At the entrance, there is a towering and totem-like sculpture With my head bent auspiciously over the centre, 2005. It's a prominent tree-trunk attached to the wall with two branches jutting out into the gallery. Gold stars are suspended on string from one penis-shaped branch, the other is less erotic with the same glitz. The strings are apparently held down by two furry looking objects lying on the floor, and looking like a couple of over-fluffy dogs.
At the back of the room there's a painting - Lurking for transcendental moments (2) (100 x 120cm). There are dark blue and purple hues at the top right-hand corner, which seem to breathe their way across the canvas, exhaling into a lighter, softer blend with the feeling of an autumn sky in the afternoon. The black birds that perch upon a twisted black vine at the top of the canvas are balanced by a family of finches and sparrow-like birds nestling on a healthier-looking branch at the bottom. The painting suggests the contrasts of light and dark, night and day.
There is a sublime balance and flow to Benny Dröscher’s work; everything gravitates in a clockwise motion like a circle of life. In each painting there is a large circle of white or orange suggesting a sun or moon.
The gallery's mezzanine has an abandoned Christmas-tree leaning in the left-hand corner of what could almost be a loft space. A label hangs from the bare, packed-up tree In my family tradition did not amount to much (250 x 50 x 50cm). The comical gesture of the tree is tangled with a feeling of sadness and isolation - Christmas can be a very difficult time for some, and this kitschy, superficial commodity is used each year to signify what should be a religious time.
There is an overwhelming sense of a hidden visual code to the paintings. Lurking for transcendental moments (4) (95 x 145cm) is adjacent to Lurking for transcendental moments (3) (70 x 95cm). Like ping-pong for the eyes, it is almost impossible to view one painting without casting the eye back to the other - there is something about no 4 that frustrates the senses. In the middle of the canvas, the signature circle of bright orange radiates, and a small owl is perched upon a twisted branch, its eyes masked by a blunt stroke of black paint. To the right of the painting, in the distance, is a small ghostly-looking wood of greys and wispy purples. A haunting dark sky looms above it. This is not a pleasant place.

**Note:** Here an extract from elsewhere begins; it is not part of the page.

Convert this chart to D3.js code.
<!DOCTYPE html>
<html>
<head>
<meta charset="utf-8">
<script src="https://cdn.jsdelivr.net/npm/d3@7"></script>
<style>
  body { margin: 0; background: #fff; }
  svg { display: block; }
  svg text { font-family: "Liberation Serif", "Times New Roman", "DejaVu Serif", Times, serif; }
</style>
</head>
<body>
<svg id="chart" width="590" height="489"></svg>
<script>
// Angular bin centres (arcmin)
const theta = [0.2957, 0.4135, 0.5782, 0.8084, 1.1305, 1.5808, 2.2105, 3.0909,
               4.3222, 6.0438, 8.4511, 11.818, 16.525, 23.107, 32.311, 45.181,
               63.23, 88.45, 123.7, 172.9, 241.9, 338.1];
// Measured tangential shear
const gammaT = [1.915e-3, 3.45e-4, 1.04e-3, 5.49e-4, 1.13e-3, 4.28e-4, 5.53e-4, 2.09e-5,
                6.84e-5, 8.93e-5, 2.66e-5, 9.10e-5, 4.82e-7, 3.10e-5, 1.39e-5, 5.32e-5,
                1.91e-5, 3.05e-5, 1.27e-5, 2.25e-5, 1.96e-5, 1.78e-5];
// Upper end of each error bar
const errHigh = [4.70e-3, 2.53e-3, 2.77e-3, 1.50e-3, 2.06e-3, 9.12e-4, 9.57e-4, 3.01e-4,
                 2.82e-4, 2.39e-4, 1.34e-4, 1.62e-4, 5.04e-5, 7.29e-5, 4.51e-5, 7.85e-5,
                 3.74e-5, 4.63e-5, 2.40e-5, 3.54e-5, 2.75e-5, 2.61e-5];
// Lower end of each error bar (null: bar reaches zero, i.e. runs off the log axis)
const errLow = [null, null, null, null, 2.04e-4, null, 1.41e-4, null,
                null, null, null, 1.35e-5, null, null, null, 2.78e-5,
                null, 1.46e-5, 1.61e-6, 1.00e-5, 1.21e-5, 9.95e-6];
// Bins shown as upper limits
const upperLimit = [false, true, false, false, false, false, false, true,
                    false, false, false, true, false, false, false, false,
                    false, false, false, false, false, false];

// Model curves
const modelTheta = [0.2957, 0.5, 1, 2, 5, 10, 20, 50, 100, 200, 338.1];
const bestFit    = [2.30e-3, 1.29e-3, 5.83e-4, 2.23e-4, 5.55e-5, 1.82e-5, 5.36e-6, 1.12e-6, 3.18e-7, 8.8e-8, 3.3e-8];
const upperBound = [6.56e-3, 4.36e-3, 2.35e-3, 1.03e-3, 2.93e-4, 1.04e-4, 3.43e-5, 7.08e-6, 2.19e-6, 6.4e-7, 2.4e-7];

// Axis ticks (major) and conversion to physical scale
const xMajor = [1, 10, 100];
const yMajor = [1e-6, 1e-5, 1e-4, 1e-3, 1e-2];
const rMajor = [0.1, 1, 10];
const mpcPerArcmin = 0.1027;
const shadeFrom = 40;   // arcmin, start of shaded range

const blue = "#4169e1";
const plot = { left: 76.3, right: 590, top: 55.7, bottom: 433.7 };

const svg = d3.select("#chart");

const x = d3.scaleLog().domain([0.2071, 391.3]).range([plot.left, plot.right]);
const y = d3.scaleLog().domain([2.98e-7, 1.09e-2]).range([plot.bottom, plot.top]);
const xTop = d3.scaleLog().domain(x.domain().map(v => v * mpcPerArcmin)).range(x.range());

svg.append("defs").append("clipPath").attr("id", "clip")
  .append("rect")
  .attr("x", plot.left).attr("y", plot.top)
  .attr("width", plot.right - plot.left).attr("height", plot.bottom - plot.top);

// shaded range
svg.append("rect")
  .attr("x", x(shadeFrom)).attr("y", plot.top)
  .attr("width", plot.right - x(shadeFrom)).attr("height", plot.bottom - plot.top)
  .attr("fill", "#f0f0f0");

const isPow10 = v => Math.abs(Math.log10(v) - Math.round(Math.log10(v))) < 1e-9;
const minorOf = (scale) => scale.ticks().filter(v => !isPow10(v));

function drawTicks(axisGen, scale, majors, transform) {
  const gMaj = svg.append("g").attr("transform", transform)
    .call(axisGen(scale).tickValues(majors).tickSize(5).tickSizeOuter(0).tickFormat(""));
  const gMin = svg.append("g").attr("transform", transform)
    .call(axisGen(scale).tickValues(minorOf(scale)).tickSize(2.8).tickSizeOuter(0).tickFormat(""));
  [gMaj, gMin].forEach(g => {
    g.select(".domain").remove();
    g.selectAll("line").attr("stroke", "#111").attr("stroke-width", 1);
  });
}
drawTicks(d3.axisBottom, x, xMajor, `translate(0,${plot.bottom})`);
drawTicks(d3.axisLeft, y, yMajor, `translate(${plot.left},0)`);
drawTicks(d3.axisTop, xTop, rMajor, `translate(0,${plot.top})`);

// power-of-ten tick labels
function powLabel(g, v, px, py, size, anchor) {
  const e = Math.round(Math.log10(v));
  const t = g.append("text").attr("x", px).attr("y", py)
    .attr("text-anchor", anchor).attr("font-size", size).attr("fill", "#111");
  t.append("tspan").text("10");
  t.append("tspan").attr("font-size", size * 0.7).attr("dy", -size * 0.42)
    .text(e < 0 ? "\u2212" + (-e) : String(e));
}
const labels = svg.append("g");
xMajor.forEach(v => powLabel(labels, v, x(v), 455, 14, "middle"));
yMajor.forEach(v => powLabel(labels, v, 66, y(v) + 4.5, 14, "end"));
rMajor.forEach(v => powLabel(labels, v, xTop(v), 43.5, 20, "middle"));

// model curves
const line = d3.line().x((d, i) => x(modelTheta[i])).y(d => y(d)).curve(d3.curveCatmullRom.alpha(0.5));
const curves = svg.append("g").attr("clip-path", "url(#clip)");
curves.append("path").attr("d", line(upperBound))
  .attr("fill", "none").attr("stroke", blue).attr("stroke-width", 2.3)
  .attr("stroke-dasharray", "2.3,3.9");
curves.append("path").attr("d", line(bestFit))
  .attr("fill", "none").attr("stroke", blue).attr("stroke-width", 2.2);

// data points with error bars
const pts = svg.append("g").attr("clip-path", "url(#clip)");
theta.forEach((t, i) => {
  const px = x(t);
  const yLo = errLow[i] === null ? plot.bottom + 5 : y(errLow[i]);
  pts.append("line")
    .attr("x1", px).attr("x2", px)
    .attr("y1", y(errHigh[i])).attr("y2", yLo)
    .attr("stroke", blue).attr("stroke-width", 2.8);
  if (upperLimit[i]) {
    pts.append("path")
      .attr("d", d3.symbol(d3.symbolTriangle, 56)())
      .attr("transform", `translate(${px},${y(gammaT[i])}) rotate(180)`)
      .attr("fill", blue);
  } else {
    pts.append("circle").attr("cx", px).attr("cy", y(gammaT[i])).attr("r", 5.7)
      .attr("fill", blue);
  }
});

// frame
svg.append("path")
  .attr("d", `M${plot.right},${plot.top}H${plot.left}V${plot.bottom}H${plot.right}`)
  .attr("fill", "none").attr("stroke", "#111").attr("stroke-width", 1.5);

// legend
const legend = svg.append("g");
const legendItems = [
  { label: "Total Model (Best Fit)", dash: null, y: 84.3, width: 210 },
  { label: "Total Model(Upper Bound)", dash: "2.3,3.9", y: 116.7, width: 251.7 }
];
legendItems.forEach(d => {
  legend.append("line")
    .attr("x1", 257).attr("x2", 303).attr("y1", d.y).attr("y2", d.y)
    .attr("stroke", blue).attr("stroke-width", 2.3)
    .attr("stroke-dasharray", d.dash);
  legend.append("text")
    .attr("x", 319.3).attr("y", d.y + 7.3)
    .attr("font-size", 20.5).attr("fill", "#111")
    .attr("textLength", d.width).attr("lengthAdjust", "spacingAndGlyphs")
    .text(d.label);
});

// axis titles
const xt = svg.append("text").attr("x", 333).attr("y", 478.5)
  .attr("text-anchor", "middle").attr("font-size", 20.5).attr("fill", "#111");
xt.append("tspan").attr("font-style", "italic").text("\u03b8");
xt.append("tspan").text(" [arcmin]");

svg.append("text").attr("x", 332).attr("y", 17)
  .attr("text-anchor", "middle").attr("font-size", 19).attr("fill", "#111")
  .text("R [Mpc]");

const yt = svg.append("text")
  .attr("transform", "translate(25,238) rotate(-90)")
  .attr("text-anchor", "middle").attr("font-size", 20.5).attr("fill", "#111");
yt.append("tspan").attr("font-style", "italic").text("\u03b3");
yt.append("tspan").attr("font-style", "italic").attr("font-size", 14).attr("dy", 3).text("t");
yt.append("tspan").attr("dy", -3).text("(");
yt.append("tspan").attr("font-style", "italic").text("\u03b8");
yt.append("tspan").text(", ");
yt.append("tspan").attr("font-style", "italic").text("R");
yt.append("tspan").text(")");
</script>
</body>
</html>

The painting is a dreamscape, a recognisable force from the deepest state of sleep, the one where everything is blurred when we try to make sense upon waking. The dream-like quality is marred by the sinister twist that Benny Dröscher catches with just the right amount of balance; without closer inspection the viewer could miss it. It is where his subtlety lies - the paintings drag you in as the mind starts to unravel the coding. Birds, branches, dark and light - energy comes flooding through. Each painting has a black hole that escapes into another dimension. In Lurking for transcendental moments (4), the dimension is space - smuggled between the embrace of two branches is a peep-hole into a world beyond. For a moment the meaning feels close, then it slips away. You look to the neighbouring painting for the answers. Lurking for transcendental moments (3) is a much lighter dreamscape. A tree, seen from the ground, sits on the left-hand side. This is a daydream moment - pastel-coloured butterflies flutter over the width of the white canvas, but smudges of random paint that simply blend into the composition signify that not all is at seems. This is not an exhibition to experience stoned - you'd never leave, and you'd be convinced that you'd learnt the meaning of life.